Tuesday, June 3, 2014

All of Me?

"Here I am, Lord.  Send me!"

I have shouted those words over and over in my heart.  Missionaries come to share what they are doing out there in the world of the lost, and I beg God to send me.

Teens with such awesome faith travel to foreign lands and come home to share it with me.  And I beg God, "Please!  Send me!"

Then in His own time, in that still small voice, He shakes His head and says, "Not this time."

Have you ever wanted to serve God so fully that you shout to Him to use you, but He quietly refuses.  Or so it seems.

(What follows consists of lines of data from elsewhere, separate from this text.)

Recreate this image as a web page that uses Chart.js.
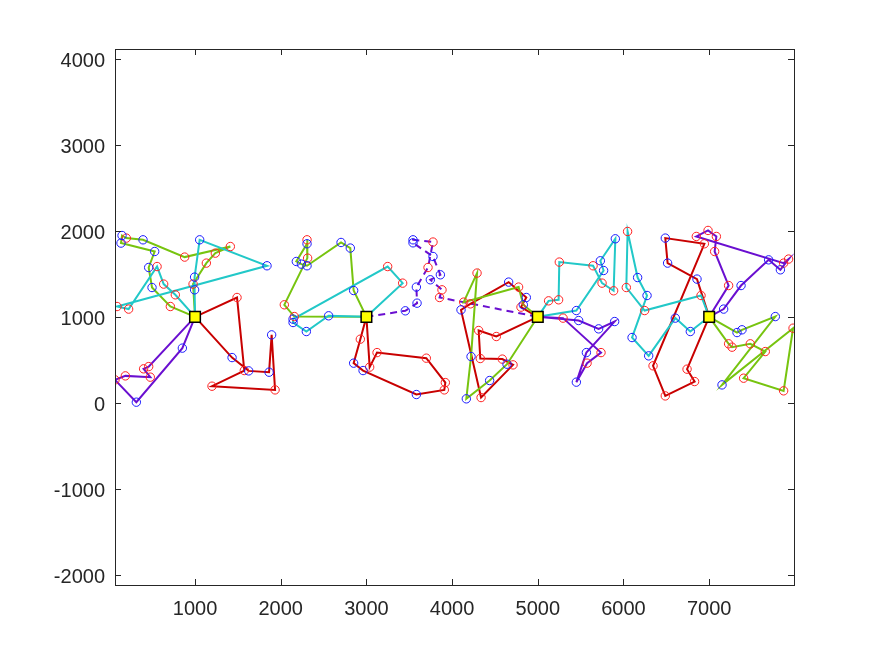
<!DOCTYPE html>
<html><head><meta charset="utf-8">
<script src="https://cdn.jsdelivr.net/npm/chart.js@4.4.1/dist/chart.umd.min.js"></script>
<style>html,body{margin:0;padding:0;background:#fff;}canvas{display:block;}</style>
</head><body>
<canvas id="c" width="875" height="656"></canvas>
<script>
// ---- data ----
const depotX = [1000, 3000, 5000, 7000];
const depotY = [1000, 1000, 1000, 1000];
const xTicks = [1000, 2000, 3000, 4000, 5000, 6000, 7000];
const yTicks = [-2000, -1000, 0, 1000, 2000, 3000, 4000];

// kind: r = red marker, b = blue marker
const d1RedX = [1490,1575,1198,1934,1894,1864,1626,1432];
const d1RedY = [1225,375,193,150,790,356,371,526];
const d1RedK = "rrrrbbbb";
const d1GreenX = [977,1132,1237,1412,879,393,198,148,136,529,459,498,712];
const d1GreenY = [1381,1625,1741,1818,1695,1896,1916,1946,1858,1760,1574,1341,1120];
const d1GreenK = "rrrrrbrbbbbbr";
const d1CyanX = [995,995,1054,1840,90,225,557,634,770];
const d1CyanY = [1314,1462,1896,1594,1120,1090,1585,1381,1256];
const d1CyanK = "bbbbrrrrr";
const d1PurpleX = [459,400,478,187,66,315,852];
const d1PurpleY = [421,395,298,313,267,7,636];
const d1PurpleK = "rrrrrbb";

const d2RedX = [2929,2851,2961,3583,3909,3921,3699,3124,3038];
const d2RedY = [740,461,375,96,150,235,519,584,415];
const d2RedK = "rbbbrrrrr";
const d2GreenX = [2851,2812,2704,2307,2241,2182,2307,2307,2314,2042,2159];
const d2GreenY = [1306,1800,1865,1594,1613,1644,1850,1896,1683,1140,1003];
const d2GreenK = "bbbbbbbrrrr";
const d2CyanX = [3423,3248,2144,2144,2299,2559];
const d2CyanY = [1392,1585,973,934,829,1012];
const d2CyanK = "rrbbbb";
const d2PurpleX = [3454,3591,3583,3719,3777,3544,3544,3777,3863,3746,3882,3854];
const d2PurpleY = [1070,1159,1346,1574,1870,1896,1861,1702,1489,1431,1314,1225];
const d2PurpleK = "bbbrrbbbbbrr";

const d3RedX = [4516,4310,4329,4586,4711,4338,4104,4213,4660,4866,4804];
const d3RedY = [771,841,515,508,441,61,1081,1151,1404,1225,1113];
const d3RedK = "rrrrrrbrbbr";
const d3GreenX = [4641,4438,4166,4221,4291,4135,4776,4831];
const d3GreenY = [449,259,46,538,1509,1171,1346,1140];
const d3GreenK = "bbbbrrrb";
const d3CyanX = [5126,5243,5251,5645,5750,5885,5905,5730,5768,5450];
const d3CyanY = [1186,1198,1637,1594,1392,1303,1908,1652,1539,1073];
const d3CyanK = "rrrrrrbbbb";
const d3PurpleX = [5477,5710,5897,5567,5450,5575,5738,5295];
const d3PurpleY = [957,860,945,584,240,461,584,985];
const d3PurpleK = "bbbbbrrr";

const d4RedX = [6742,6830,6488,6345,6944,6488,6515,6858];
const d4RedY = [391,247,80,430,1850,1916,1625,1439];
const d4RedK = "rrrrrbbb";
const d4GreenX = [7325,7383,7772,7150,7979,7869,7402,7655,7480,7267,7227];
const d4GreenY = [817,849,1003,208,868,139,286,596,686,647,686];
const d4GreenK = "bbbbrrrrrrr";
const d4CyanX = [6905,6247,6033,6048,6165,6275,6100,6294,6605,6780];
const d4CyanY = [1248,1073,1341,1993,1457,1248,759,546,985,829];
const d4CyanK = "rrrrbbbbbb";
const d4PurpleX = [7169,7372,7694,7831,7927,7869,6850,6987,7084,7064,7227];
const d4PurpleY = [1090,1364,1663,1547,1672,1625,1935,2005,1935,1760,1364];
const d4PurpleK = "bbbbrrrrrrr";

// ---- styles ----
const C_RED = '#c80000', C_GREEN = '#77c40f', C_CYAN = '#22c8c8', C_PURPLE = '#6a0fd0';
const M_RED = '#ff2020', M_BLUE = '#1a1aff';

const routes = [
  {x:d1RedX,y:d1RedY,k:d1RedK,s:0,e:0,c:C_RED},
  {x:d1GreenX,y:d1GreenY,k:d1GreenK,s:0,e:0,c:C_GREEN},
  {x:d1CyanX,y:d1CyanY,k:d1CyanK,s:0,e:0,c:C_CYAN},
  {x:d1PurpleX,y:d1PurpleY,k:d1PurpleK,s:0,e:0,c:C_PURPLE},
  {x:d2RedX,y:d2RedY,k:d2RedK,s:1,e:1,c:C_RED},
  {x:d2GreenX,y:d2GreenY,k:d2GreenK,s:1,e:1,c:C_GREEN},
  {x:d2CyanX,y:d2CyanY,k:d2CyanK,s:1,e:1,c:C_CYAN},
  {x:d2PurpleX,y:d2PurpleY,k:d2PurpleK,s:1,e:2,c:C_PURPLE,dash:[7,5]},
  {x:d3RedX,y:d3RedY,k:d3RedK,s:2,e:2,c:C_RED},
  {x:d3GreenX,y:d3GreenY,k:d3GreenK,s:2,e:2,c:C_GREEN},
  {x:d3CyanX,y:d3CyanY,k:d3CyanK,s:2,e:2,c:C_CYAN},
  {x:d3PurpleX,y:d3PurpleY,k:d3PurpleK,s:2,e:2,c:C_PURPLE},
  {x:d4RedX,y:d4RedY,k:d4RedK,s:3,e:3,c:C_RED},
  {x:d4GreenX,y:d4GreenY,k:d4GreenK,s:3,e:3,c:C_GREEN},
  {x:d4CyanX,y:d4CyanY,k:d4CyanK,s:3,e:3,c:C_CYAN},
  {x:d4PurpleX,y:d4PurpleY,k:d4PurpleK,s:3,e:3,c:C_PURPLE}
];

const datasets = [];
const redPts = [], bluePts = [];
routes.forEach((r, i) => {
  const pts = [{x:depotX[r.s], y:depotY[r.s]}];
  r.x.forEach((xv, j) => {
    pts.push({x:xv, y:r.y[j]});
    (r.k[j] === 'r' ? redPts : bluePts).push({x:xv, y:r.y[j]});
  });
  pts.push({x:depotX[r.e], y:depotY[r.e]});
  datasets.push({
    data: pts, showLine: true, borderColor: r.c, borderWidth: 2,
    borderDash: r.dash || [], pointRadius: 0, fill: false, tension: 0,
    order: 100 - i
  });
});
datasets.push({data: redPts, showLine:false, pointRadius:4.2, pointBorderWidth:1,
  pointBorderColor:M_RED, pointBackgroundColor:'rgba(0,0,0,0)', order:2});
datasets.push({data: bluePts, showLine:false, pointRadius:4.2, pointBorderWidth:1,
  pointBorderColor:M_BLUE, pointBackgroundColor:'rgba(0,0,0,0)', order:1});
datasets.push({data: depotX.map((v,i)=>({x:v,y:depotY[i]})), showLine:false,
  pointStyle:'rect', pointRadius:7.5, pointBorderWidth:1.5,
  pointBorderColor:'#000', pointBackgroundColor:'#ffff00', order:0});

const AX = '#262626';
const boxPlugin = {
  id: 'box',
  afterDraw(chart) {
    const {ctx, chartArea: a, scales: {x, y}} = chart;
    ctx.save();
    ctx.strokeStyle = AX; ctx.lineWidth = 1;
    ctx.strokeRect(Math.round(a.left) + 0.5, Math.round(a.top) + 0.5,
      Math.round(a.right - a.left), Math.round(a.bottom - a.top));
    ctx.beginPath();
    const L = 6;
    x.ticks.forEach(t => {
      const p = Math.round(x.getPixelForValue(t.value)) + 0.5;
      ctx.moveTo(p, a.bottom); ctx.lineTo(p, a.bottom - L);
      ctx.moveTo(p, a.top); ctx.lineTo(p, a.top + L);
    });
    y.ticks.forEach(t => {
      const p = Math.round(y.getPixelForValue(t.value)) + 0.5;
      ctx.moveTo(a.left, p); ctx.lineTo(a.left + L, p);
      ctx.moveTo(a.right, p); ctx.lineTo(a.right - L, p);
    });
    ctx.stroke();
    ctx.restore();
  }
};

const FONT = {family: '"Liberation Sans", Arial, Helvetica, sans-serif', size: 20};
new Chart(document.getElementById('c'), {
  type: 'scatter',
  data: {datasets},
  options: {
    responsive: false, animation: false, devicePixelRatio: 1,
    layout: {padding: {left: 0, top: 49, right: 81, bottom: 0}},
    plugins: {legend: {display: false}, tooltip: {enabled: false}},
    scales: {
      x: {
        type: 'linear', min: 66, max: 7990,
        afterBuildTicks: s => { s.ticks = xTicks.map(v => ({value: v})); },
        afterFit: s => { s.height = 71; },
        grid: {display: false, drawTicks: false},
        border: {display: false},
        ticks: {color: AX, font: FONT, padding: 12, maxRotation: 0, callback: v => String(v)}
      },
      y: {
        type: 'linear', min: -2120, max: 4116,
        afterBuildTicks: s => { s.ticks = yTicks.map(v => ({value: v})); },
        afterFit: s => { s.width = 115; },
        grid: {display: false, drawTicks: false},
        border: {display: false},
        ticks: {color: AX, font: FONT, padding: 10, labelOffset: 3, callback: v => String(v)}
      }
    }
  },
  plugins: [boxPlugin]
});
</script>
</body></html>
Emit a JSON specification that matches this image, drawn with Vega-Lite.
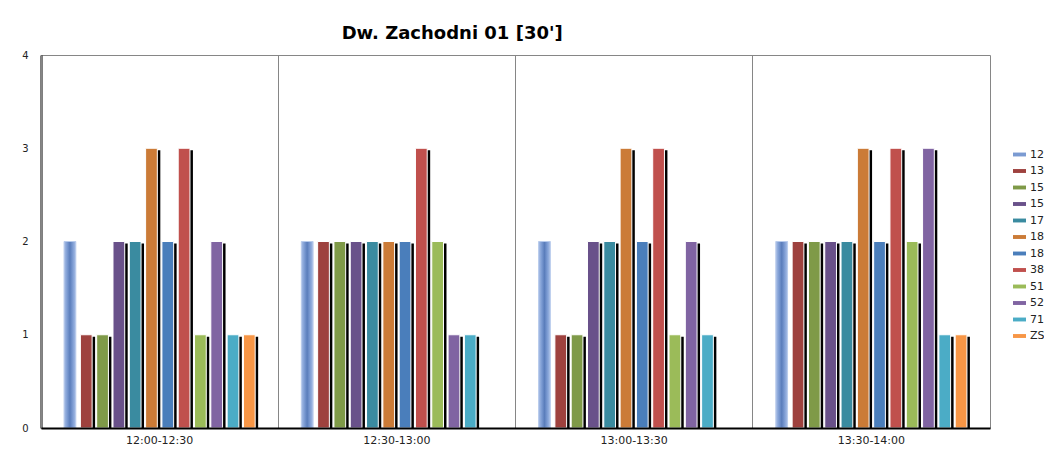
{
  "$schema": "https://vega.github.io/schema/vega-lite/v6.json",
  "width": 949,
  "height": 373,
  "autosize": {"type": "none"},
  "padding": {"left": 41, "top": 55, "right": 54, "bottom": 22},
  "background": "white",
  "title": {
    "text": "Dw. Zachodni 01 [30']",
    "anchor": "start",
    "dx": 320,
    "offset": 7,
    "font": "DejaVu Sans",
    "fontSize": 18,
    "fontWeight": "bold",
    "color": "black"
  },
  "config": {
    "view": {"stroke": "#868686", "strokeWidth": 1},
    "font": "DejaVu Sans"
  },
  "data": {
    "values": [
      {"okres": "12:00-12:30", "linia": "12", "n": 2},
      {"okres": "12:00-12:30", "linia": "13", "n": 1},
      {"okres": "12:00-12:30", "linia": "15", "n": 1},
      {"okres": "12:00-12:30", "linia": "15b", "n": 2},
      {"okres": "12:00-12:30", "linia": "17", "n": 2},
      {"okres": "12:00-12:30", "linia": "18", "n": 3},
      {"okres": "12:00-12:30", "linia": "18b", "n": 2},
      {"okres": "12:00-12:30", "linia": "38", "n": 3},
      {"okres": "12:00-12:30", "linia": "51", "n": 1},
      {"okres": "12:00-12:30", "linia": "52", "n": 2},
      {"okres": "12:00-12:30", "linia": "71", "n": 1},
      {"okres": "12:00-12:30", "linia": "ZS2", "n": 1},
      {"okres": "12:30-13:00", "linia": "12", "n": 2},
      {"okres": "12:30-13:00", "linia": "13", "n": 2},
      {"okres": "12:30-13:00", "linia": "15", "n": 2},
      {"okres": "12:30-13:00", "linia": "15b", "n": 2},
      {"okres": "12:30-13:00", "linia": "17", "n": 2},
      {"okres": "12:30-13:00", "linia": "18", "n": 2},
      {"okres": "12:30-13:00", "linia": "18b", "n": 2},
      {"okres": "12:30-13:00", "linia": "38", "n": 3},
      {"okres": "12:30-13:00", "linia": "51", "n": 2},
      {"okres": "12:30-13:00", "linia": "52", "n": 1},
      {"okres": "12:30-13:00", "linia": "71", "n": 1},
      {"okres": "13:00-13:30", "linia": "12", "n": 2},
      {"okres": "13:00-13:30", "linia": "13", "n": 1},
      {"okres": "13:00-13:30", "linia": "15", "n": 1},
      {"okres": "13:00-13:30", "linia": "15b", "n": 2},
      {"okres": "13:00-13:30", "linia": "17", "n": 2},
      {"okres": "13:00-13:30", "linia": "18", "n": 3},
      {"okres": "13:00-13:30", "linia": "18b", "n": 2},
      {"okres": "13:00-13:30", "linia": "38", "n": 3},
      {"okres": "13:00-13:30", "linia": "51", "n": 1},
      {"okres": "13:00-13:30", "linia": "52", "n": 2},
      {"okres": "13:00-13:30", "linia": "71", "n": 1},
      {"okres": "13:30-14:00", "linia": "12", "n": 2},
      {"okres": "13:30-14:00", "linia": "13", "n": 2},
      {"okres": "13:30-14:00", "linia": "15", "n": 2},
      {"okres": "13:30-14:00", "linia": "15b", "n": 2},
      {"okres": "13:30-14:00", "linia": "17", "n": 2},
      {"okres": "13:30-14:00", "linia": "18", "n": 3},
      {"okres": "13:30-14:00", "linia": "18b", "n": 2},
      {"okres": "13:30-14:00", "linia": "38", "n": 3},
      {"okres": "13:30-14:00", "linia": "51", "n": 2},
      {"okres": "13:30-14:00", "linia": "52", "n": 3},
      {"okres": "13:30-14:00", "linia": "71", "n": 1},
      {"okres": "13:30-14:00", "linia": "ZS2", "n": 1}
    ]
  },
  "encoding": {
    "x": {
      "field": "okres",
      "type": "nominal",
      "sort": ["12:00-12:30", "12:30-13:00", "13:00-13:30", "13:30-14:00"],
      "scale": {"paddingInner": 0, "paddingOuter": 0},
      "axis": {
        "title": null,
        "labelAngle": 0,
        "labelFontSize": 11,
        "labelColor": "#222",
        "labelPadding": 6,
        "ticks": false,
        "domainColor": "black",
        "domainWidth": 2,
        "grid": true,
        "bandPosition": 0,
        "gridColor": "#868686",
        "gridWidth": 1,
        "zindex": 1
      }
    }
  },
  "resolve": {"scale": {"y": "independent", "xOffset": "independent"}},
  "layer": [
    {
      "transform": [{"filter": "datum.linia != '12'"}],
      "mark": {"type": "bar", "color": "black", "clip": true},
      "encoding": {
        "xOffset": {
          "field": "linia",
          "type": "nominal",
          "scale": {
            "domain": ["_a", "12", "13", "15", "15b", "17", "18", "18b", "38", "51", "52", "71", "ZS2", "_b"],
            "paddingInner": 0.28,
            "paddingOuter": 0.415,
            "align": 0.72
          }
        },
        "y": {
          "field": "n",
          "type": "quantitative",
          "scale": {"domain": [0.0214, 4.0214]},
          "axis": null
        }
      }
    },
    {
      "mark": {"type": "bar", "stroke": "white", "strokeWidth": 1},
      "encoding": {
        "xOffset": {
          "field": "linia",
          "type": "nominal",
          "scale": {
            "domain": ["_a", "12", "13", "15", "15b", "17", "18", "18b", "38", "51", "52", "71", "ZS2", "_b"],
            "paddingInner": 0.28,
            "paddingOuter": 0.415
          }
        },
        "y": {
          "field": "n",
          "type": "quantitative",
          "scale": {"domain": [0, 4]},
          "axis": {
            "title": null,
            "values": [0, 1, 2, 3, 4],
            "labelFontSize": 10,
            "labelColor": "#222",
            "labelPadding": 13,
            "ticks": false,
            "domainColor": "black",
            "domainWidth": 2,
            "gridColor": {"condition": {"test": "datum.value == 4", "value": "black"}, "value": "#a6a6a6"},
            "gridWidth": {"condition": {"test": "datum.value == 4", "value": 2}, "value": 1}
          }
        },
        "color": {
          "field": "linia",
          "type": "nominal",
          "scale": {
            "domain": ["12", "13", "15", "15b", "17", "18", "18b", "38", "51", "52", "71", "ZS2"],
            "range": ["#7B9BD2", "#9E413E", "#7F9A48", "#69518A", "#3A8BA0", "#CB7B37", "#4A7EBB", "#C0504D", "#9BBB59", "#8064A2", "#4BACC6", "#F79646"]
          },
          "legend": {
            "title": null,
            "orient": "none",
            "legendX": 972,
            "legendY": 93,
            "padding": 0,
            "symbolType": "M-1,-0.3H1V0.3H-1Z",
            "symbolSize": 169,
            "symbolStrokeWidth": 0,
            "labelFontSize": 11,
            "labelColor": "#222",
            "labelOffset": 4,
            "rowPadding": 4.5,
            "labelExpr": "datum.label == '15b' ? '15' : datum.label == '18b' ? '18' : datum.label"
          }
        }
      }
    },
    {
      "transform": [{"filter": "datum.linia == '12'"}],
      "mark": {
        "type": "bar",
        "stroke": "#B8CBEC",
        "strokeWidth": 1,
        "fill": {
          "gradient": "linear",
          "x1": 0, "y1": 0, "x2": 1, "y2": 0,
          "stops": [
            {"offset": 0, "color": "#A9BFE6"},
            {"offset": 0.25, "color": "#7E9DD4"},
            {"offset": 0.5, "color": "#5A7DBB"},
            {"offset": 0.75, "color": "#7E9DD4"},
            {"offset": 1, "color": "#A9BFE6"}
          ]
        }
      },
      "encoding": {
        "xOffset": {
          "field": "linia",
          "type": "nominal",
          "scale": {
            "domain": ["_a", "12", "13", "15", "15b", "17", "18", "18b", "38", "51", "52", "71", "ZS2", "_b"],
            "paddingInner": 0.28,
            "paddingOuter": 0.415
          }
        },
        "y": {
          "field": "n",
          "type": "quantitative",
          "scale": {"domain": [0, 4]},
          "axis": null
        }
      }
    }
  ]
}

I have always believed Isaiah 40:31.

"Those who wait upon the LORD
Will gain new strength;
They will mount up with wings like eagles,
They will run and not get tired,
They will walk and not become weary."

I have believed these precious words.  I have waited.  And waited.  And waited.

But I have not waited unproductively.  I once heard a lesson on this waiting, that it is an anxious-for-the- arrival kind of waiting.  A running to the window every few seconds to see if it (they) have arrived.  Like waiting for company.

And that is the definition of the word waiting here in Isaiah 40:31.  The Hebrew word is qavah.  And the definition of it is "to wait, look for, hope, expect" (Stong's).

I know this kind of waiting.  Whenever guests are expected at our home, I clean and cook and clean some more.  I pace, I sit, I check the driveway.  Impatience personified.

I would be in trouble if the verse said to wait patiently for the Lord.  Patience.  Not so much.

One year ago I felt a tugging at my heart about my "service" to the Lord.  He was saying it was time to stop striving, to stop doing for Him, and just wait.  So I, more like we, hubby and I, resigned from youth work and began a period of waiting.

Again, remember, I am not good at patience.  But He kept reminding me that it is not my service He wanted, but me.


I figured okay I'll pray and wait and wonder.  In the mean time, I better have my foot looked at since I could no longer walk a block without pain.  I figured it was some type of strain and that I needed different walking shoes.

X-rays revealed nothing.  Confining my foot in one of those bulky, ortho, walking boots was my next step.

Okay.  I'm waiting.  Guess I can limp around in that.  

Ortho boots are not easy to get on and off, and since it was my right foot, that is exactly what I had to do if I wanted to drive anywhere alone.

Guess what?  I decided not to run errands during the week.  It was so much easier to stay put.

So I waited.  And waited.  6 weeks turned into 8 by the time I got an MRI (because the boot didn't help!).  Patience wearing very thin as the holidays came.  Passed.

Then the results of all the waiting.  A torn tendon in my foot.  Treatment:  surgery.

Now, I'm not new to surgery.  I've had a number of them, mostly simple, 2 rather intense.  And I know my body, the one with fibromyalgia.  The one that does not handle pain well.

Surgery.  This is not the type of service I had had in mind when I said, "Here I am, Lord.  Send me!"  I had meant, here I am, healthy and strong and raring to go and move mountains for You!  

And He is saying, "All of you?  You give me all of you?"  yes.  "Then this is what I'm calling for now."

So I wait.  I wait for the date of the surgery.  I wait to deal with crutches and some scooter thingy and pain and not seeing my ggirls as often.

Did I really expect His work for me to be fun and games?  Well, I had come from youth ministry with wild games of chase, over-night laser questing, and motivating summer camps.  Not to mention FOOD!

And now?  

I truly believe that there is no better place to be than in the center of God's will for you.  Someone said that once and I've thought of it often.

So I truly believe that strength will come as I wait.  I'll do the next thing, as Elisabeth Elliot wrote.

And I'll remind God--I'm not much of a patient.